L-3's argument, however, is that Owens chose arbitration as the venue to adjudicate his wrongful termination and failure-to-reinstate claims, and "regardless of the theory of recovery, " the same employment actions are at issue in this Title VII lawsuit. (Def. Mem. 5, ECF No. 20). Therefore, L-3 asserts, Owens should be estopped from bringing Title VII claims in separate litigation. The only authority L-3 cites in support of its estoppel argument is Grigson v. Creative Artists Agency, LLC, 210 F.3d 524, 526 (5th Cir. 2000). The Grigson decision did not address whether the doctrine of estoppel precludes litigation of claims previously adjudicated in arbitration, which is essentially the issue L-3 has raised. Rather, the question in Grigson was whether a defendant who was a non-signatory to a contract could compel arbitration under that contract, and the Fifth Circuit addressed equitable estoppel in that specific context. That is not the issue here, and therefore Grigson is not applicable to this case.[4]

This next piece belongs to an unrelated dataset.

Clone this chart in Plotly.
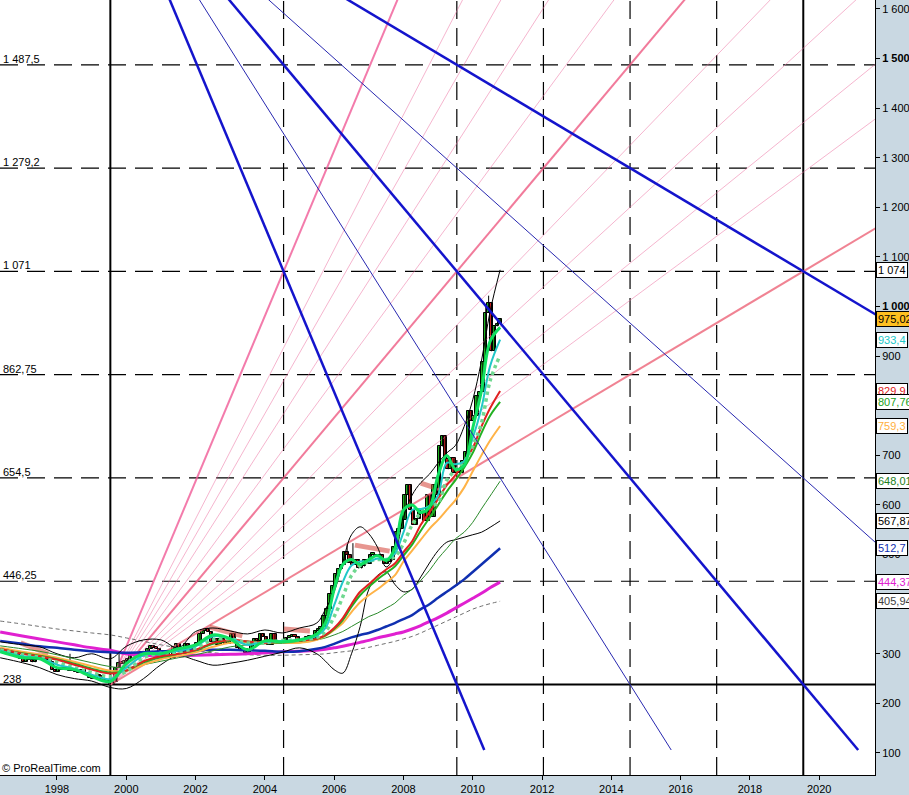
import plotly.graph_objects as go

# ---------------- data ----------------
START_YEAR, START_MONTH = 1996, 5
FIRST_OPEN = 308
CLOSES = [
    306, 302, 304, 300, 298, 300, 296, 290,
    284, 292, 288, 283, 288, 292, 296, 290, 288, 284, 268, 264,
    272, 268, 270, 268, 266, 270, 264, 262, 268, 262, 258, 252,
    250, 254, 256, 250, 246, 244, 240, 244, 272, 282, 280, 286,
    290, 302, 296, 300, 298, 304, 300, 310, 316, 312, 310, 294,
    298, 300, 294, 292, 314, 320, 312, 300, 320, 316, 310, 316,
    322, 340, 346, 350, 344, 324, 330, 318, 330, 322, 320, 328,
    340, 326, 312, 306, 310, 302, 308, 324, 330, 326, 340, 334,
    322, 318, 340, 324, 320, 322, 322, 332, 334, 336, 334, 322,
    326, 330, 330, 336, 328, 345, 350, 354, 376, 390, 420, 436,
    460, 470, 480, 505, 500, 484, 480, 490, 472, 476, 490, 482,
    500, 500, 496, 500, 490, 482, 486, 490, 516, 545, 552, 570,
    620, 640, 590, 560, 572, 592, 588, 568, 620, 576, 640, 620,
    718, 740, 692, 672, 694, 664, 670, 664, 688, 706, 790, 770,
    780, 820, 828, 888, 988, 1008, 910, 960, 965, 975.02,
]
# a few visible wick extremes (month index -> value)
WICK_HIGH = {24: 300, 41: 300, 120: 520, 122: 523, 153: 650, 165: 765, 169: 1022, 168: 1000}
WICK_LOW = {38: 238}

MA_T = [1996.36, 1997.0, 1997.5, 1998.0, 1998.5, 1999.0, 1999.54, 2000.0, 2000.5, 2001.0,
        2001.5, 2002.0, 2002.5, 2003.0, 2003.5, 2004.0, 2004.5, 2005.0, 2005.5, 2005.75,
        2006.0, 2006.25, 2006.5, 2006.75, 2007.0, 2007.25, 2007.5, 2007.75, 2008.0, 2008.25,
        2008.5, 2008.75, 2009.0, 2009.25, 2009.5, 2009.75, 2010.0, 2010.25, 2010.5, 2010.79]

MA_FAST = [304, 292, 290, 272, 268, 254, 244, 280, 300, 300, 310, 318, 338, 330, 308, 326, 324, 328, 340, 362,
           430, 480, 490, 480, 490, 498, 488, 512, 590, 600, 585, 595, 660, 700, 672, 680, 755, 830, 930, 958]
MA_CYAN = [306, 295, 291, 278, 270, 258, 249, 272, 297, 302, 306, 315, 335, 331, 318, 324, 326, 328, 336, 352,
           398, 445, 478, 486, 486, 492, 490, 502, 545, 590, 592, 598, 620, 685, 682, 688, 735, 795, 880, 933.4]
MA_DOTS = [308, 298, 293, 283, 272, 262, 254, 264, 292, 301, 304, 312, 328, 330, 322, 322, 327, 328, 333, 345,
           375, 415, 458, 478, 486, 490, 490, 496, 522, 560, 584, 596, 605, 650, 670, 686, 720, 765, 850, 902]
MA_RED = [310, 300, 295, 288, 278, 268, 260, 266, 285, 295, 300, 308, 322, 328, 325, 322, 325, 327, 330, 338,
          352, 372, 400, 425, 440, 456, 470, 482, 505, 527, 560, 585, 612, 640, 660, 688, 715, 758, 795, 829.9]
MA_GREEN = [309, 301, 296, 289, 280, 270, 262, 266, 283, 293, 300, 307, 320, 327, 325, 323, 324, 326, 330, 337,
            350, 368, 395, 418, 435, 450, 463, 476, 498, 520, 548, 574, 600, 627, 650, 675, 705, 745, 780, 807.76]
MA_ORANGE = [312, 304, 299, 292, 284, 275, 266, 266, 278, 289, 296, 303, 314, 322, 323, 322, 323, 322, 328, 336,
             348, 362, 384, 404, 418, 430, 444, 458, 486, 508, 530, 552, 570, 590, 610, 635, 668, 700, 730, 759.3]
MA_THIN = [316, 310, 305, 298, 290, 282, 274, 272, 278, 285, 292, 298, 306, 314, 318, 320, 321, 322, 328, 332,
           338, 345, 355, 365, 375, 382, 392, 402, 418, 430, 448, 468, 492, 512, 532, 545, 565, 592, 618, 648.01]
MA_BLUE = [326, 320, 315, 312, 308, 305, 303, 302, 303, 305, 306, 307, 308, 308, 307, 306, 304, 305, 310, 314,
           320, 327, 333, 338, 342, 348, 355, 362, 370, 378, 390, 400, 413, 425, 437, 450, 465, 480, 495, 512.7]
MA_MAGENTA = [344, 336, 330, 324, 318, 312, 307, 300, 297, 296, 296, 297, 298, 299, 300, 302, 304, 305, 307, 309,
              312, 315, 319, 323, 327, 332, 336, 340, 344, 350, 357, 365, 373, 382, 392, 402, 412, 422, 433, 444.37]
MA_GREY = [366, 360, 355, 350, 346, 342, 338, 332, 325, 318, 312, 306, 302, 300, 298, 297, 297, 298, 299, 300,
           302, 304, 306, 310, 313, 317, 321, 325, 330, 335, 342, 350, 358, 366, 374, 382, 390, 396, 401, 405.94]
BAND_UP = [324, 318, 314, 300, 292, 300, 290, 315, 328, 328, 312, 345, 352, 346, 340, 348, 342, 352, 362, 390,
           425, 485, 540, 556, 542, 515, 475, 500, 575, 620, 645, 662, 685, 705, 720, 758, 812, 890, 990, 1074]
BAND_LO = [292, 282, 272, 258, 250, 245, 232, 230, 250, 278, 296, 287, 277, 281, 287, 295, 303, 312, 300, 285,
           268, 261, 300, 355, 430, 458, 465, 440, 425, 430, 455, 483, 508, 525, 530, 535, 540, 545, 555, 567.87]

SEG_T0 = [1996.95, 2002.4, 2004.55, 2006.6, 2008.5]
SEG_T1 = [1997.75, 2003.35, 2005.3, 2007.6, 2008.85]
SEG_V0 = [322, 354, 350, 519, 644]
SEG_V1 = [300, 336, 346, 507, 636]

# Gann construction
GANN_T0 = 1999.54
TIME_UNIT = 2.5
GANN_LOW = 238
PRICE_UNIT = 208.25
LEVEL_STEPS = [0, 1, 2, 3, 4, 5, 6]
LEVEL_LABELS = ["238", "446,25", "654,5", "862,75", "1 071", "1 279,2", "1 487,5"]
VLINE_UNITS = [0, 2, 4, 5, 6, 7, 8]
VLINE_SOLID = [True, False, False, False, False, False, True]
FAN_THICK = [2.0, 1.0, 0.5]
FAN_THIN = [1.63, 1.47, 1.31, 1.14, 0.87, 0.77, 0.68, 0.62]
BLUE_THICK = [(4, 0, -2.0), (8, 0, -1.0), (8, 4, -0.5)]
BLUE_THIN = [(6, 0, -4 / 3), (8, 2, -0.75)]
BLUE_END = 106

VALUE_LEVELS = [1074, 975.02, 933.4, 829.9, 807.76, 759.3, 648.01, 567.87, 512.7, 444.37, 405.94]
VALUE_TEXT = ["1 074", "975,02", "933,4", "829,9", "807,76", "759,3", "648,01", "567,87", "512,7", "444,37", "405,94"]
VALUE_FONT = ["#000000", "#000000", "#20c8c8", "#e02020", "#20a020", "#ffb040", "#208020", "#000000",
              "#1030b0", "#e020d0", "#404040"]
VALUE_BG = ["#ffffff", "#ffc020", "#ffffff", "#ffffff", "#ffffff", "#ffffff", "#ffffff", "#ffffff",
            "#ffffff", "#ffffff", "#ffffff"]

Y_TICKS = [100, 200, 300, 400, 500, 600, 700, 800, 900, 1000, 1100, 1200, 1300, 1400, 1500, 1600]
Y_TICK_TEXT = ["100", "200", "300", "400", "500", "600", "700", "800", "900", "<b>1 000</b>", "1 100",
               "1 200", "1 300", "1 400", "<b>1 500</b>", "1 600"]
X_TICKS = [1998, 2000, 2002, 2004, 2006, 2008, 2010, 2012, 2014, 2016, 2018, 2020]

X_RANGE = [1996.355, 2021.61]
Y_RANGE = [55.6, 1618.1]

FONT = "Liberation Sans, Arial, sans-serif"
PANEL = "#c9d8e2"

# ---------------- figure ----------------
fig = go.Figure()

shapes = []
for k in LEVEL_STEPS:
    lvl = GANN_LOW + k * PRICE_UNIT
    ln = dict(color="black", width=2) if k == 0 else dict(color="black", width=1.2, dash="18px,9px")
    shapes.append(dict(type="line", xref="paper", x0=0, x1=1, yref="y", y0=lvl, y1=lvl,
                       line=ln, layer="below"))
for u, solid in zip(VLINE_UNITS, VLINE_SOLID):
    t = GANN_T0 + u * TIME_UNIT
    ln = dict(color="black", width=2) if solid else dict(color="black", width=1.2, dash="18px,9px")
    shapes.append(dict(type="line", xref="x", x0=t, x1=t, yref="paper", y0=0, y1=1, line=ln, layer="below"))

x_far = X_RANGE[1] + 1

# pink fan
for r in FAN_THIN:
    s = r * PRICE_UNIT / TIME_UNIT
    fig.add_trace(go.Scatter(x=[GANN_T0, x_far], y=[GANN_LOW, GANN_LOW + s * (x_far - GANN_T0)],
                             mode="lines", line=dict(color="rgba(236,120,165,0.55)", width=1),
                             hoverinfo="skip", showlegend=False))
for r, col in zip(FAN_THICK, ["rgba(240,90,150,0.8)", "rgba(238,90,130,0.8)", "rgba(236,100,120,0.8)"]):
    s = r * PRICE_UNIT / TIME_UNIT
    fig.add_trace(go.Scatter(x=[GANN_T0, x_far], y=[GANN_LOW, GANN_LOW + s * (x_far - GANN_T0)],
                             mode="lines", line=dict(color=col, width=2),
                             hoverinfo="skip", showlegend=False))

# candles (wick + body bars on the numeric time axis)
months = []
yy, mm = START_YEAR, START_MONTH
for _ in CLOSES:
    months.append(yy + (mm - 0.5) / 12)
    mm += 1
    if mm > 12:
        mm = 1
        yy += 1
opens = [FIRST_OPEN] + CLOSES[:-1]
highs = [max(o, c, WICK_HIGH.get(i, 0)) for i, (o, c) in enumerate(zip(opens, CLOSES))]
lows = [min(o, c, WICK_LOW.get(i, 1e9)) for i, (o, c) in enumerate(zip(opens, CLOSES))]

for t0, t1, v0, v1 in zip(SEG_T0, SEG_T1, SEG_V0, SEG_V1):
    fig.add_trace(go.Scatter(x=[t0, t1], y=[v0, v1], mode="lines",
                             line=dict(color="rgba(215,80,70,0.6)", width=5),
                             hoverinfo="skip", showlegend=False))

wx, wy = [], []
for x, h, l in zip(months, highs, lows):
    wx += [x, x, None]
    wy += [l, h, None]
fig.add_trace(go.Scatter(x=wx, y=wy, mode="lines", line=dict(color="black", width=1),
                         hoverinfo="skip", showlegend=False))
body_base = [min(o, c) for o, c in zip(opens, CLOSES)]
body_h = [max(abs(c - o), 3) for o, c in zip(opens, CLOSES)]
body_col = ["#1fb01f" if c >= o else "#c82020" for o, c in zip(opens, CLOSES)]
fig.add_trace(go.Bar(x=months, y=body_h, base=body_base, width=0.1,
                     marker=dict(color=body_col, line=dict(color="black", width=1)),
                     hoverinfo="skip", showlegend=False))

def ma(vals, color, width, dash=None):
    ln = dict(color=color, width=width)
    if dash:
        ln["dash"] = dash
    fig.add_trace(go.Scatter(x=MA_T, y=vals, mode="lines", line=ln, line_shape="spline",
                             hoverinfo="skip", showlegend=False))

ma(MA_GREY, "#707070", 1, "4px,3px")
ma(MA_MAGENTA, "#e020d0", 3)
ma(MA_BLUE, "#1030b0", 2.5)
ma(BAND_LO, "#000000", 1)
ma(BAND_UP, "#000000", 1)
ma(MA_THIN, "#2a8a2a", 1)
ma(MA_ORANGE, "#ffb347", 2)
ma(MA_GREEN, "#22b022", 2)
ma(MA_RED, "#e02020", 2)
ma(MA_DOTS, "#70d890", 3.5, "dot")
ma(MA_CYAN, "#20c8c8", 2)
ma(MA_FAST, "#10e060", 3)

def blue(defs, width, color):
    for ta, pa, r in defs:
        s = r * PRICE_UNIT / TIME_UNIT
        ta_t = GANN_T0 + ta * TIME_UNIT
        pa_p = GANN_LOW + pa * PRICE_UNIT
        x_s = ta_t + (Y_RANGE[1] + 100 - pa_p) / s
        x_e = min(ta_t + (BLUE_END - pa_p) / s, x_far)
        fig.add_trace(go.Scatter(x=[x_s, x_e], y=[pa_p + s * (x_s - ta_t), pa_p + s * (x_e - ta_t)],
                                 mode="lines", line=dict(color=color, width=width),
                                 hoverinfo="skip", showlegend=False))

blue(BLUE_THIN, 1, "#2828b0")
blue(BLUE_THICK, 2.5, "#1414cc")

annots = []
for k, lab in zip(LEVEL_STEPS, LEVEL_LABELS):
    annots.append(dict(xref="paper", x=0, xanchor="left", yref="y", y=GANN_LOW + k * PRICE_UNIT,
                       yanchor="bottom", text=lab, showarrow=False, xshift=1, yshift=-2,
                       font=dict(family=FONT, size=11, color="black")))
annots.append(dict(xref="paper", x=0, xanchor="left", yref="paper", y=0, yanchor="bottom",
                   text="© ProRealTime.com", showarrow=False, xshift=0, yshift=-1,
                   font=dict(family=FONT, size=11, color="black")))
for v, t, fc, bg in zip(VALUE_LEVELS, VALUE_TEXT, VALUE_FONT, VALUE_BG):
    annots.append(dict(xref="paper", x=1, xanchor="left", yref="y", y=v, yanchor="middle",
                       text=t, showarrow=False, xshift=1, bgcolor=bg, bordercolor="black",
                       borderwidth=1, borderpad=1, font=dict(family=FONT, size=11, color=fc)))

fig.update_layout(
    width=909, height=795,
    margin=dict(l=0, r=34, t=0, b=20, pad=0),
    paper_bgcolor=PANEL, plot_bgcolor="white",
    font=dict(family=FONT, size=11, color="black"),
    hovermode=False, showlegend=False, bargap=0,
    shapes=shapes, annotations=annots,
    xaxis=dict(range=X_RANGE, tickmode="array", tickvals=X_TICKS, ticktext=[str(v) for v in X_TICKS],
               ticks="outside", ticklen=4, tickcolor="black", showgrid=False, zeroline=False,
               showline=True, linecolor="black", linewidth=1,
               tickfont=dict(family=FONT, size=11, color="black")),
    yaxis=dict(range=Y_RANGE, side="right", tickmode="array", tickvals=Y_TICKS, ticktext=Y_TICK_TEXT,
               ticks="outside", ticklen=4, tickcolor="black", showgrid=False, zeroline=False,
               showline=True, linecolor="black", linewidth=1,
               tickfont=dict(family=FONT, size=11, color="black")),
)

fig.write_html("out.html", config={"displayModeBar": False},
               post_script="document.body.style.margin='0';document.body.style.padding='0';")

It is clear from the record that Owens did not arbitrate his Title VII claims, and he was not required to do so under the terms of L-3's ADR Program. As noted above, his charge was still pending with the EEOC when he filed his Demand for Arbitration. Owens's Demand for Arbitration makes no reference to race, or racial discrimination or unlawful retaliation. The claims set forth in the Demand are based in contract law and tort law (e.g., breach of contract, tortious breach of contract). Likewise, the arbitrator's decision only awarded damages for breach of contract and tortious breach of contract. The decision is focused on L-3's stated grounds for Owens's termination (specifically, the accusation regarding the company vehicle and whether it was supported by facts), and the problems in connection with the company's internal review process of his termination. The arbitrator's decision does not mention race or race-based discrimination at any point in the factual or legal findings.

In order to prove his Title VII claims, which allege a violation of statutory rights, rather than contractual rights, Owens will be required to establish a prima facie case of discrimination based on race, and a prima facie case of retaliation. These involve different criteria from the breach of contract and tortious breach of contract claims adjudicated by the arbitrator. Owens's Complaint in this action alleges that he was subjected a racially hostile work environment, separate and apart from his retaliation claim, and involves facts that are temporally distinct from his termination. (Compl. Count One, 4-5 (¶¶20-24)).[5] There is nothing in the record to suggest that the arbitration proceedings were in any way an adjudication of a hostile work environment claim. The Court recognizes that the Title VII claims related to Owens's termination arise from the same nucleus of facts reviewed by the arbitrator, who examined whether L-3 breached its contract with Owens when it terminated him. However, the arbitrator did not consider whether Owens's termination could have been racially-motivated, because that was not an issue in those proceedings.[6] Thus, the Court does not find that the Title VII claims Owens makes in this lawsuit have been previously adjudicated by the arbitrator, or that it should compel Owens to arbitrate his Title VII claims on this basis.

The Court understands L-3's concerns about Owens's potential double recovery, or what they have described as "double dipping". But that is a question of damages at trial. A properly instructed jury can determine what damages, if any, Owens may properly receive pursuant to his Title VII claims. Thus, based upon the evidence before it the jury can avoid double recovery by separating and adjusting any Title VII award after consideration of the monetary relief Owens has already received through arbitration.


For the reasons set forth above, the Court does not find that Plaintiff Owens should be compelled to arbitrate his Title VII claims. The confidentiality restrictions in L-3's ADR Program do not preclude litigation of these claims, and his Title VII claims were not previously adjudicated by the arbitrator. Moreover, the ADR Program specifically exempted Title VII claims from its arbitration requirement. Accordingly, the Motion to Compel Arbitration is denied.